I would like to briefly address the Northern Ireland protocol at this juncture because it is still fair game despite everything that happened on Discord. Irl the Northern Ireland protocol was deeply divisive among Brexiteers (I myself was appalled by the idea in the early days) and it was only when the whole charade had gone on for a good year with no sight of a resolution that public opinion began to turn into a "please God just let this end" kind of mood and accept it. It also took a lot of the Boris effect. Croft, you're good at the game and you won the leadership well, but you're not Boris. This is the issue with going "this is what worked irl", in March of 2019 irl the Boris deal would have crashed and burned because 1. May had all the charisma of a hard boiled potato and 2. People weren't desperate for any solution yet. The people might blame the Irish for the collapse of the deal, but that doesn't mean they approve of the backstop entirely either. It's going to be one of the defining fights of this election.

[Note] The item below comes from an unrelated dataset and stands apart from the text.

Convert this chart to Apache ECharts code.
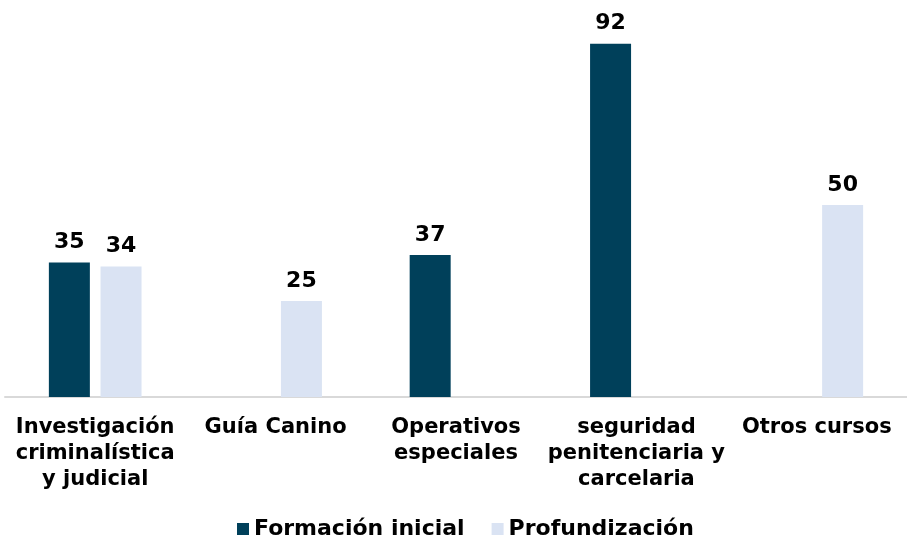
<!DOCTYPE html>
<html>
<head>
<meta charset="utf-8">
<script src="https://cdn.jsdelivr.net/npm/echarts@6/dist/echarts.min.js"></script>
<style>
  html, body { margin: 0; padding: 0; background: #fff; }
  #chart { width: 907px; height: 538px; }
</style>
</head>
<body>
<div id="chart"></div>
<script>
const categories = [
  'Investigación\ncriminalística\ny judicial',
  'Guía Canino',
  'Operativos\nespeciales',
  'seguridad\npenitenciaria y\ncarcelaria',
  'Otros cursos'
];
const formacionInicial = [35, null, 37, 92, null];
const profundizacion = [34, 25, null, null, 50];

const font = 'DejaVu Sans, Verdana, sans-serif';

const chart = echarts.init(document.getElementById('chart'));

const valueLabel = {
  show: true,
  position: 'top',
  distance: 9,
  fontFamily: font,
  fontWeight: 'bold',
  fontSize: 22,
  color: '#000'
};

chart.setOption({
  animation: false,
  grid: { left: 5, right: -4, top: 13, bottom: 141 },
  legend: {
    top: 518,
    left: 237,
    padding: 0,
    itemWidth: 12,
    itemHeight: 12,
    itemGap: 27,
    icon: 'rect',
    textStyle: { fontFamily: font, fontWeight: 'bold', fontSize: 22, color: '#000' },
    data: ['Formación inicial', 'Profundización']
  },
  xAxis: {
    type: 'category',
    data: categories,
    axisLine: { lineStyle: { color: '#d9d9d9', width: 2 } },
    axisTick: { show: false },
    axisLabel: {
      interval: 0,
      margin: 18,
      fontFamily: font,
      fontWeight: 'bold',
      fontSize: 21,
      lineHeight: 26,
      color: '#000'
    }
  },
  yAxis: {
    type: 'value',
    min: 0,
    max: 100,
    show: false,
    splitLine: { show: false }
  },
  series: [
    {
      name: 'Formación inicial',
      type: 'bar',
      data: formacionInicial,
      barWidth: 41,
      barGap: '26%',
      itemStyle: { color: '#00405A' },
      label: valueLabel
    },
    {
      name: 'Profundización',
      type: 'bar',
      data: profundizacion,
      barWidth: 41,
      barGap: '26%',
      itemStyle: { color: '#DAE3F3' },
      label: valueLabel
    }
  ]
});
</script>
</body>
</html>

Anyway back to the partisan stuff. The Brexit Party were excellent at weaponising the above for their own ends and demanding that the PM stand up to those pesky MPs in Parliament, kind of like when Oliver Cromwell won the English Civil War for Parliament and celebrated by sending Parliament home. When Croft failed to do that she was excellent at tearing the deal apart and criticising him for having the temerity to exist it felt like by the end. The Lib Dems, Greens, and Plaid were also noted for their efforts.

The winners of this cycle are the Labour Party and the Brexit Party with a lean towards the latter. XP goes to Croft, Brown, Greenwood, Blakesley, and Newhurn (again).